How is your company trying to meet those kinds of demands?
Clark: First off, we offer a low-cost, flexible model. We have the capability to ride on top of the
transport layer. We sit on other people's backbones for transport, creating the low-cost model.
Additionally, we have a mix of IT veterans and up-and-coming engineers, a blend of discipline and
experience to take the Internet to the next level.
What mistakes do you see IT network managers make implementing a new VPN solution?
Clark: IT managers are under pressure to perform, as well as to lower costs and expand the network.
What we're seeing is some IT managers relying on yesterday's model, going back to the vendors
asking them to lower their prices. Sometimes that works, and solves the cost issue, but it doesn't
expand the network toward a goal of global connectivity.
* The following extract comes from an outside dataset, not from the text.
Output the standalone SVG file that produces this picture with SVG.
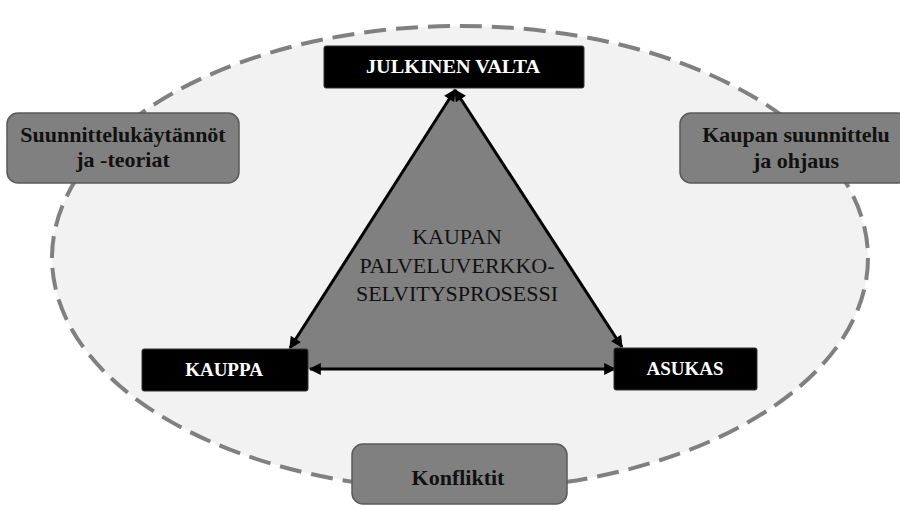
<svg xmlns="http://www.w3.org/2000/svg" width="900" height="510" viewBox="0 0 900 510">
<style>
.lbl{font-family:"Liberation Serif","Times New Roman",serif;font-weight:bold;font-size:19px;fill:#ffffff;text-anchor:middle}
.glbl{font-family:"Liberation Serif","Times New Roman",serif;font-weight:bold;font-size:22px;fill:#111111;text-anchor:middle}
.ctr{font-family:"Liberation Serif","Times New Roman",serif;font-size:22px;fill:#111111;text-anchor:middle}
.blk{fill:#000000;stroke:#333333;stroke-width:1}
.gry{fill:#808080;stroke:#5a5a5a;stroke-width:1.5}
.conn{stroke:#000000;stroke-width:3;fill:none;marker-start:url(#ah);marker-end:url(#ah)}
</style>
<defs>
<marker id="ah" viewBox="0 0 10 10" refX="9" refY="5" markerWidth="4.5" markerHeight="4" orient="auto-start-reverse" markerUnits="strokeWidth">
<path d="M0,0 L10,5 L0,10 z" fill="#000000"/>
</marker>
</defs>
<rect width="900" height="510" fill="#ffffff"/>
<ellipse cx="460" cy="258" rx="408" ry="232" fill="#f2f2f2" stroke="#808080" stroke-width="4" stroke-dasharray="22,10"/>
<polygon points="455,92 291,348 309,369 614,369 621,347" fill="#808080"/>
<g id="connectors">
<line class="conn" x1="455" y1="90" x2="290" y2="348"/>
<line class="conn" x1="455" y1="90" x2="622" y2="347"/>
<line class="conn" x1="310" y1="369" x2="615" y2="369"/>
</g>
<g id="center">
<text class="ctr" x="457" y="244">KAUPAN</text>
<text class="ctr" x="457" y="273">PALVELUVERKKO-</text>
<text class="ctr" x="457" y="301">SELVITYSPROSESSI</text>
</g>
<g id="julkinen">
<rect class="blk" x="324" y="46" width="260" height="42" rx="2"/>
<text class="lbl" x="453" y="73" textLength="174" lengthAdjust="spacingAndGlyphs">JULKINEN VALTA</text>
</g>
<g id="kauppa">
<rect class="blk" x="142" y="349" width="166" height="42" rx="2"/>
<text class="lbl" x="224" y="376">KAUPPA</text>
</g>
<g id="asukas">
<rect class="blk" x="614" y="348" width="143" height="42" rx="2"/>
<text class="lbl" x="685" y="375">ASUKAS</text>
</g>
<g id="suunnittelukaytannot">
<rect class="gry" x="7" y="113" width="232" height="70" rx="11"/>
<text class="glbl" x="123" y="142">Suunnittelukäytännöt</text>
<text class="glbl" x="123" y="167">ja -teoriat</text>
</g>
<g id="kaupansuunnittelu">
<rect class="gry" x="680" y="113" width="228" height="70" rx="11"/>
<text class="glbl" x="796" y="142">Kaupan suunnittelu</text>
<text class="glbl" x="796" y="168">ja ohjaus</text>
</g>
<g id="konfliktit">
<rect class="gry" x="352" y="444" width="215" height="60" rx="11"/>
<text class="glbl" x="458" y="485">Konfliktit</text>
</g>
</svg>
We like to see self-confidence in
customers, who are willing to take the step toward implementing an IP-based solution that gives
equal security to their old legacy network.
| "Managed private network services solutions will continue to increase. " -- Christopher Clark, president and CEO of Virtela Communications |
Looking to the future, what changes are on the immediate horizon for VPN
technology?
Clark: I think you'll see more proactive performance-reporting solution from service providers.
Customers more and more want to see how the network is doing with a particular service provider.
Also, as basic as it sounds, receiving one single bill for all of a company's telecom needs is
becoming desirable among enterprises. We see customers spending hundreds of thousands of dollars
just to reconcile bills from telecom providers. They want a single bill that's accurate and on one
piece of paper. I think we'll see some experimentation with clientless VPN technology -- looking
into do-it-yourself, VPN-on-its-own, using Layer-2 encryption rather than Layer 3, the IP
layer.
How about further down the line?
Clark: We're already seeing the shift from interest toward momentum in wireless VPNs that will
offer the same security, encryption, and speed, but it will be on the handset rather than the
PC.
How is the adoption of managed services in the enterprise changing the industry?
Clark: Managed private network services solutions will continue to increase. But as they do,
they'll require stronger relationships between customers and providers. Service providers should
not just assume the customer will want to outsource all control of the network. What's needed is a
partnership-oriented approach, being willing to manage what the customer wants you to manage now,
and having the flexibility to change if the customer needs to change. Whether the customer changes
its mind, or if there is growth, or a shift in corporate policy, the provider has to remain
flexible and adapt to those changes.